KFC is the franchise holder of Kentucky Fried Chicken restaurant chain in Malaysia, Singapore and Brunei. With over 350 outlets, it is the largest fast food restaurant chain in Malaysia. It is almost a fully integrated player with its poultry division involved in breeding and hatching operations, poultry processing as well as feed milling operations. It also owns the Ayamas retail outlets and Rasa Ayamas restaurants. KFC also sells processed chicken products under the Ayamas brand.

KFC's ancillary division produces buns, coleslaw and salad to KFC and Pizza Hut restaurants. The Life sauces used in its restaurants, which are also sold to the public, is another of its operation. Although it may seem to be involved in a whole range of operations, it is the KFC restaurant operations that contribute a major chunk of its profits at about 80%.


KFC restaurants can be regarded as a fast growing yet resilient business. The rising standard of living means that more and more can afford meals at KFC. In developed countries, fast food restaurants like KFC offer food for almost the cheapest price compared to other restaurants as labour cost increases. In Malaysia, this holds true for tourist destinations such as Genting Highland, where KFC is one of the cheapest food outlets and hence, is often fully packed with customers.

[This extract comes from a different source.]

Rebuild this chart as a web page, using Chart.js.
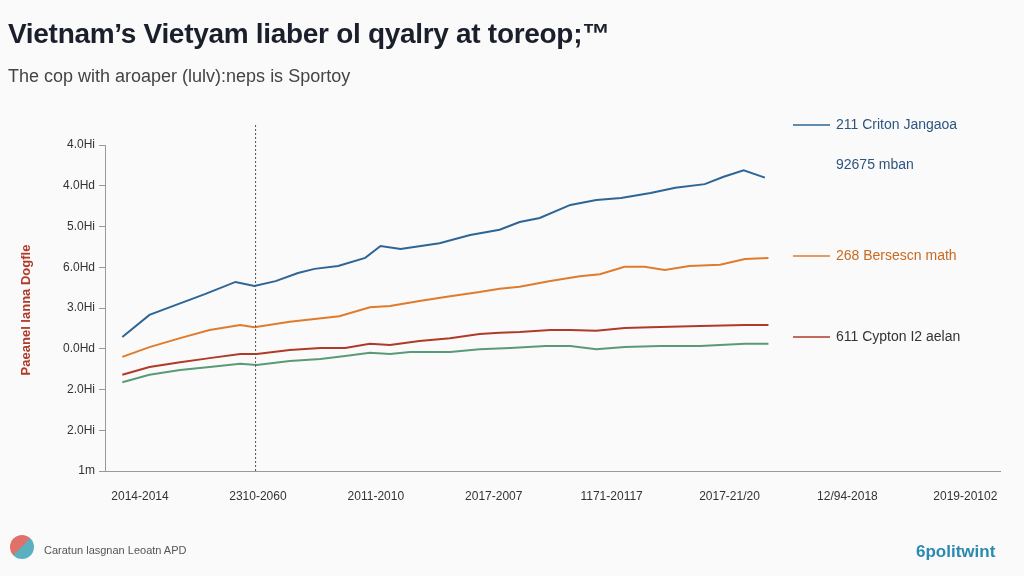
<!DOCTYPE html>
<html><head><meta charset="utf-8">
<script src="https://cdn.jsdelivr.net/npm/chart.js@4"></script>
<style>
body{margin:0;background:#fafafa;width:1024px;height:576px;overflow:hidden;font-family:"Liberation Sans",Arial,sans-serif}
#wrap{position:absolute;left:0;top:0;width:1024px;height:576px}
.t{position:absolute;white-space:nowrap}
</style></head><body>
<div id="wrap"><canvas id="c" width="1024" height="576"></canvas></div>
<div class="t" style="left:8px;top:18px;font-size:28px;font-weight:bold;color:#1a1f2b;letter-spacing:-0.3px">Vietnam’s Vietyam liaber ol qyalry at toreop;™</div>
<div class="t" style="left:8px;top:66px;font-size:18px;color:#444">The cop with aroaper (lulv):neps is Sportoy</div>
<div class="t" style="left:10px;top:535px;width:24px;height:24px;border-radius:50%;background:linear-gradient(135deg,#e0706a 50%,#5bb0c0 50%)"></div>
<div class="t" style="left:44px;top:544px;font-size:11px;color:#555">Caratun lasgnan Leoatn APD</div>
<div class="t" style="left:916px;top:542px;font-size:17px;font-weight:bold;color:#2a8ab0">6politwint</div>
<script>
const xLabels=["2014-2014","2310-2060","2011-2010","2017-2007","1171-20117","2017-21/20","12/94-2018","2019-20102"];
const yLabels=["1m","2.0Hi","2.0Hi","0.0Hd","3.0Hi","6.0Hd","5.0Hi","4.0Hd","4.0Hi"];
const seriesNames=["211 Criton Jangaoa","268 Bersescn math","611 Cypton I2 aelan","92675 mban"];
const blueX=[-0.15,0.08,0.30,0.55,0.81,0.97,1.15,1.34,1.48,1.68,1.91,2.04,2.21,2.54,2.80,3.05,3.22,3.39,3.65,3.87,4.08,4.33,4.54,4.79,4.95,5.12,5.30];
const blueY=[3.29,3.83,4.07,4.34,4.64,4.54,4.66,4.86,4.96,5.03,5.23,5.52,5.45,5.59,5.79,5.92,6.11,6.21,6.53,6.65,6.70,6.82,6.95,7.04,7.22,7.38,7.20];
const orangeX=[-0.15,0.08,0.34,0.59,0.85,0.97,1.27,1.48,1.69,1.95,2.12,2.37,2.63,2.88,3.05,3.22,3.48,3.73,3.90,4.11,4.28,4.45,4.66,4.92,5.13,5.33];
const orangeY=[2.80,3.04,3.26,3.46,3.58,3.53,3.66,3.73,3.80,4.02,4.05,4.17,4.29,4.39,4.47,4.52,4.66,4.78,4.83,5.01,5.01,4.93,5.03,5.06,5.20,5.23];
const redX=[-0.15,0.08,0.34,0.59,0.85,0.99,1.27,1.53,1.74,1.95,2.12,2.37,2.63,2.88,3.05,3.22,3.48,3.65,3.87,4.11,4.33,4.75,5.13,5.33];
const redY=[2.36,2.55,2.67,2.77,2.87,2.87,2.97,3.02,3.02,3.12,3.09,3.19,3.26,3.36,3.39,3.41,3.46,3.46,3.44,3.51,3.53,3.56,3.58,3.58];
const greenX=[-0.15,0.08,0.34,0.59,0.85,0.99,1.27,1.53,1.74,1.95,2.12,2.29,2.63,2.88,3.14,3.44,3.65,3.87,4.11,4.41,4.75,5.13,5.33];
const greenY=[2.18,2.36,2.48,2.55,2.63,2.60,2.70,2.75,2.82,2.90,2.87,2.92,2.92,2.99,3.02,3.07,3.07,2.99,3.04,3.07,3.07,3.12,3.12];
const colors=["#2e6596","#e07b2c","#b03a28","#5a9a78"];
const pts=(xs,ys)=>xs.map((x,i)=>({x,y:ys[i]}));
const overlay={id:'ov',afterDraw(ch){
  const c=ch.ctx,xs=ch.scales.x,ys=ch.scales.y;
  c.save();
  c.strokeStyle='#555';c.lineWidth=1;c.setLineDash([2,2]);
  const vx=xs.getPixelForValue(0.98);
  c.beginPath();c.moveTo(vx,125);c.lineTo(vx,ys.getPixelForValue(0));c.stroke();
  c.setLineDash([]);
  const leg=[[0,125,true,'#2e6596'],[3,165,false,'#2e6596'],[1,256,true,'#e07b2c'],[2,337,true,'#b03a28']];
  c.font='14px "Liberation Sans",Arial';c.textBaseline='middle';
  leg.forEach(([i,y,line,col])=>{
    if(line){c.strokeStyle=col;c.lineWidth=1.5;c.beginPath();c.moveTo(793,y);c.lineTo(830,y);c.stroke();}
    c.fillStyle=i==1?'#c86a20':(i==2?'#333':'#2e5580');c.fillText(seriesNames[i],836,y);
  });
  c.translate(26,310);c.rotate(-Math.PI/2);c.textAlign='center';
  c.font='bold 13px "Liberation Sans",Arial';c.fillStyle='#b03a28';c.fillText('Paeanel lanna Dogfle',0,0);
  c.restore();
}};
new Chart(document.getElementById('c'),{
  type:'line',
  data:{datasets:[
    {data:pts(blueX,blueY),borderColor:colors[0]},
    {data:pts(orangeX,orangeY),borderColor:colors[1]},
    {data:pts(redX,redY),borderColor:colors[2]},
    {data:pts(greenX,greenY),borderColor:colors[3]}
  ].map(d=>Object.assign(d,{borderWidth:2,pointRadius:0,tension:0,fill:false}))},
  options:{responsive:false,animation:false,
    layout:{padding:{top:145,right:24}},
    plugins:{legend:{display:false},tooltip:{enabled:false}},
    scales:{
      x:{type:'linear',min:-0.297,max:7.294,grid:{display:false},border:{color:'#999'},
        afterBuildTicks:s=>{s.ticks=xLabels.map((_,i)=>({value:i}));},
        ticks:{callback:v=>xLabels[v]??'',color:'#333',font:{size:12},maxRotation:0,padding:10},
        afterFit:s=>{s.height=105;}},
      y:{min:0,max:8,grid:{display:true,drawOnChartArea:false,tickLength:6,color:'#999'},border:{color:'#999'},
        ticks:{stepSize:1,callback:v=>yLabels[v]??'',color:'#333',font:{size:12},padding:4},
        afterFit:s=>{s.width=105;}}
    }},
  plugins:[overlay]
});
</script></body></html>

Despite its strong growth potential, KFC is also expected to be a resilient business given the fact that it operates in the food sector. Demand for essentials such as consumer products in the low to medium range are unlikely to be affected badly in the event of an economic downturn. This is the reason why consumer stocks with strong brands like NESTLE and YHS are afforded a high PE of 15-20x.

KFC was at the centre of a shareholding tussle in the past 1-2 years but it has since been resolved. KULIM, through QSR, seems to have gained control of the company. In fact, it has tried to increase its stake in KFC by making an offer for the remaining shares in KFC for $4.94. This has proved to be unsuccessful as few accepted the offer. With KFC trading above $4.94 for quite some time, the offer is destined to fail.

Although KFC has performed well in the last 2 years, it seems that the shareholding tussle and MGO by QSR has dampened investors' interest in the company. Earnings have been growing at a steady pace over the year and with an expected strong fourth quarter, EPS for the year would be estimated to be about 50c. Based on its share price of $5, KFC is trading at a PE of 10x. Does it reflect the true value of the company?

There is no doubt that KFC is a cash cow as its business involves cash over the counter. Over the last 7 quarters, KFC has used its strong cash flow to pare down its debt impressively. Net debt has declined from $230m in the first quarter of 2005 to just $57m by the third quarter of 2006. KFC could possibly increase its profits by about 5% next year simply by paring down its debt as the lower finance cost will be reflected in its profits.

Barring any unforeseen circumstances, KFC should grow by about 10% next year. Rating it at a conservative PE of 13x based on 2007 EPS of 55c will give it a target price of $7.15, which is an upside of about 40%. Downside would be limited by the $4.94 offer by QSR. In other words, there should be only one direction for KFC's share price. Its strong brand, exceptional cash flow and improving balance sheet should ensure its sustainable growth for many years to come. BUY

Disclaimer: This report is brought to you by Investssmart, an unlicensed investment adviser. Please exercise your own judgment or seek professional advice from your remisiers. By law, they are the experts. I am not responsible for your investment decisions.